- Born: September 23, 1937 Hutchinson, Kansas
- Died: March 8, 2009 (aged 71) Freiburg im Breisgau, Germany
- Occupations: Conductor; Pianist;

= James Avery (musician) =

American pianist and conductor

James Avery (September 23, 1937 – March 8, 2009) was an American classical pianist and conductor.
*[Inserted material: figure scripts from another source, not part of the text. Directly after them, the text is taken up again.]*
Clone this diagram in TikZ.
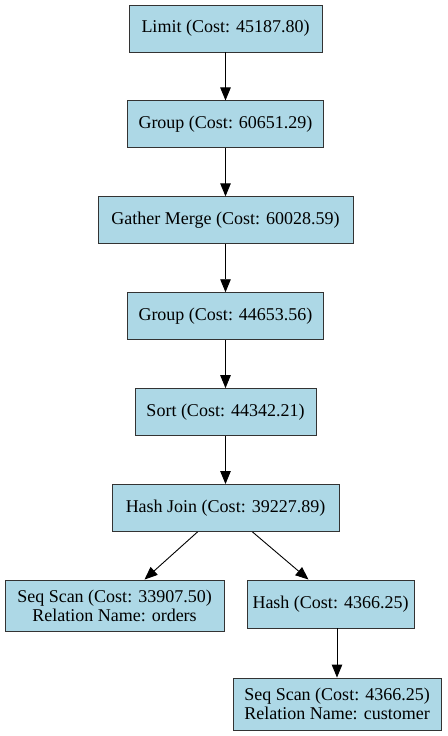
\documentclass[tikz,border=0pt]{standalone}
\usepackage{fontspec}
\setmainfont{Liberation Serif}
\usetikzlibrary{positioning,arrows.meta,calc}

\begin{document}
\begin{tikzpicture}[x=1pt,y=1pt,
    plan/.style={draw=black!80, fill={rgb,255:red,173;green,216;blue,230}, line width=0.9pt,
      minimum height=47pt, inner sep=0pt, align=center,
      font=\fontsize{18}{19}\selectfont},
    flow/.style={-{Triangle[length=13pt,width=10.5pt]}, line width=0.9pt},
    node distance=48pt]
  \useasboundingbox (0,0) rectangle (447,-736);
  % main chain of the plan
  \node[plan, minimum width=193pt] (limit) at (225.5,-28.5) {Limit (Cost: 45187.80)};
  \node[plan, minimum width=196pt, below=of limit] (groupa) {Group (Cost: 60651.29)};
  \node[plan, minimum width=255pt, below=of groupa] (gather) {Gather Merge (Cost: 60028.59)};
  \node[plan, minimum width=196pt, below=of gather] (groupb) {Group (Cost: 44653.56)};
  \node[plan, minimum width=181pt, below=of groupb] (sort) {Sort (Cost: 44342.21)};
  \node[plan, minimum width=227pt, below=of sort] (hjoin) {Hash Join (Cost: 39227.89)};
  % the join inputs
  \node[plan, minimum width=219pt, minimum height=51pt] (scanord) at (114.5,-605.5)
    {Seq Scan (Cost: 33907.50)\\Relation Name: orders};
  \node[plan, minimum width=167pt, minimum height=48pt] (hash) at (330.5,-604) {Hash (Cost: 4366.25)};
  \node[plan, minimum width=208pt, minimum height=52pt] (scancust) at (337,-704)
    {Seq Scan (Cost: 4366.25)\\Relation Name: customer};
  % edges
  \foreach \a/\b in {limit/groupa, groupa/gather, gather/groupb, groupb/sort, sort/hjoin}
    \draw[flow] (\a) -- (\b);
  \draw[flow] (hash.south -| scancust.north) -- (scancust.north);
  \draw[flow] ($(hjoin.south)+(-28,0)$) -- ($(scanord.north)+(30,0)$);
  \draw[flow] ($(hjoin.south)+(27,0)$) -- ($(hash.north)+(-22,0)$);
\end{tikzpicture}
\end{document}
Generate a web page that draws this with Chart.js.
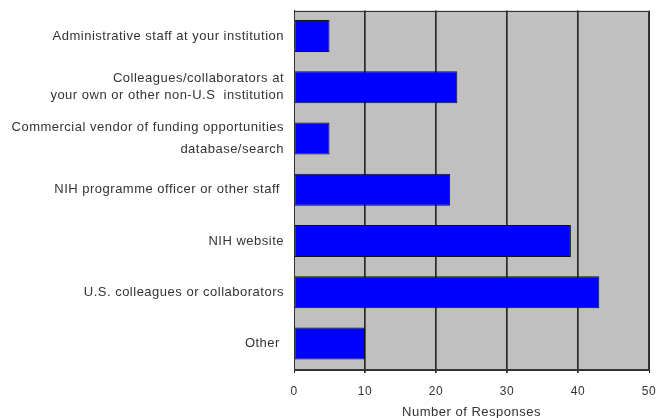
<!DOCTYPE html>
<html>
<head>
<meta charset="utf-8">
<script src="https://cdn.jsdelivr.net/npm/chart.js@4/dist/chart.umd.min.js"></script>
<style>
html,body{margin:0;padding:0;background:#fff;}
#wrap{width:657px;height:418px;position:relative;}
</style>
</head>
<body>
<div id="wrap"><canvas id="c" width="657" height="418"></canvas></div>
<script>
const categories = [
  "Administrative staff at your institution",
  ["Colleagues/collaborators at", "your own or other non-U.S  institution"],
  ["Commercial vendor of funding opportunities", "database/search"],
  "NIH programme officer or other staff ",
  "NIH website",
  "U.S. colleagues or collaborators",
  "Other "
];
const responses = [5, 23, 5, 22, 39, 43, 10];
const xTicks = [0, 10, 20, 30, 40, 50];
const xTitle = "Number of Responses";

const LS = '0.5px';
const spacing = {
  id: 'spacing',
  beforeUpdate(chart){ chart.ctx.letterSpacing = LS; },
  beforeLayout(chart){ chart.ctx.letterSpacing = LS; },
  beforeDraw(chart){
    const ctx = chart.ctx;
    ctx.letterSpacing = LS;
    const a = chart.chartArea;
    ctx.save();
    ctx.fillStyle = '#c0c0c0';
    ctx.fillRect(a.left, a.top, a.right - a.left, a.bottom - a.top);
    ctx.restore();
  },
  afterDatasetsDraw(chart){
    const ctx = chart.ctx;
    const a = chart.chartArea;
    ctx.save();
    ctx.strokeStyle = '#333';
    ctx.lineWidth = 1;
    ctx.strokeRect(Math.round(a.left) + 0.5, Math.round(a.top) + 0.5, Math.round(a.right - a.left) - 1, Math.round(a.bottom - a.top));
    ctx.restore();
  }
};

const FAM = 'Liberation Sans, Arial, sans-serif';

new Chart(document.getElementById('c'), {
  type: 'bar',
  data: {
    labels: categories,
    datasets: [{
      data: responses,
      backgroundColor: '#0000ff',
      borderColor: '#111',
      borderWidth: 1,
      borderSkipped: false,
      barPercentage: 0.625,
      categoryPercentage: 1.0
    }]
  },
  options: {
    indexAxis: 'y',
    responsive: false,
    animation: false,
    layout: { padding: { top: 10.5, right: 8, left: 0, bottom: 0 } },
    plugins: { legend: { display: false }, tooltip: { enabled: false } },
    scales: {
      x: {
        min: 0, max: 50,
        afterBuildTicks(scale){ scale.ticks = xTicks.map(v => ({ value: v })); },
        afterFit(scale){ scale.height = 49; scale.paddingLeft = 0; scale.paddingRight = 0; },
        grid: {
          color: '#2a2a2a',
          lineWidth: (ctx) => (ctx.index === 0 || ctx.index === xTicks.length - 1) ? 1 : 1.7,
          tickLength: 4,
          drawTicks: true
        },
        border: { display: true, color: '#333', width: 1 },
        ticks: {
          color: '#333',
          font: { family: FAM, size: 12 },
          padding: 11
        },
        title: {
          display: true,
          text: xTitle,
          color: '#333',
          font: { family: FAM, size: 13, lineHeight: 0.8 },
          padding: { top: 0, bottom: 0 }
        }
      },
      y: {
        afterFit(scale){ scale.width = 294; scale.paddingTop = 0; scale.paddingBottom = 0; },
        grid: { display: false, drawTicks: false },
        border: { display: true, color: '#333', width: 1 },
        ticks: {
          color: '#333',
          padding: 10,
          font: (ctx) => ({
            family: FAM,
            size: 13,
            lineHeight: ctx.index === 2 ? 1.7 : 1.31
          })
        }
      }
    }
  },
  plugins: [spacing]
});
</script>
</body>
</html>
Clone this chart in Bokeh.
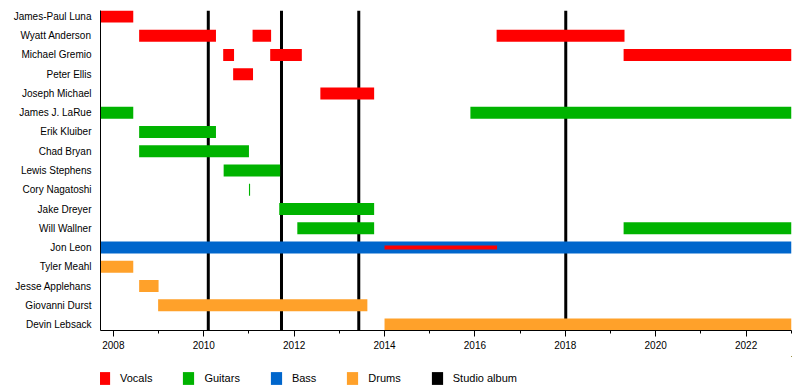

Avery was born in Hutchinson, Kansas and studied at the University of Kansas, and then at Indiana University (Bloomington) under Tibor Kozma. From 1967 to 1980 he taught at the University of Iowa in Iowa City, and from 1980 until 2002 at the Hochschule für Musik Freiburg in Germany. From 1992 he headed Ensemble SurPlus, playing mostly new music. Avery recorded works by Stefan Wolpe, Charles Wuorinen, Brian Ferneyhough, and Karlheinz Stockhausen. In the fall of 1978 he took a leave of absence from the University of Iowa in order to be a visiting artist at the American Academy in Rome (Trythall 2014).

In 1992 he formed the contemporary music ensemble SurPlus, which he conducted and in which he performed on the piano. After its debut in Freiburg, Ensemble SurPlus performed at the Darmstädter Ferienkurse and at festivals throughout Europe (Ferneyhough, Schick, Veale, and Mahnkopf 2009).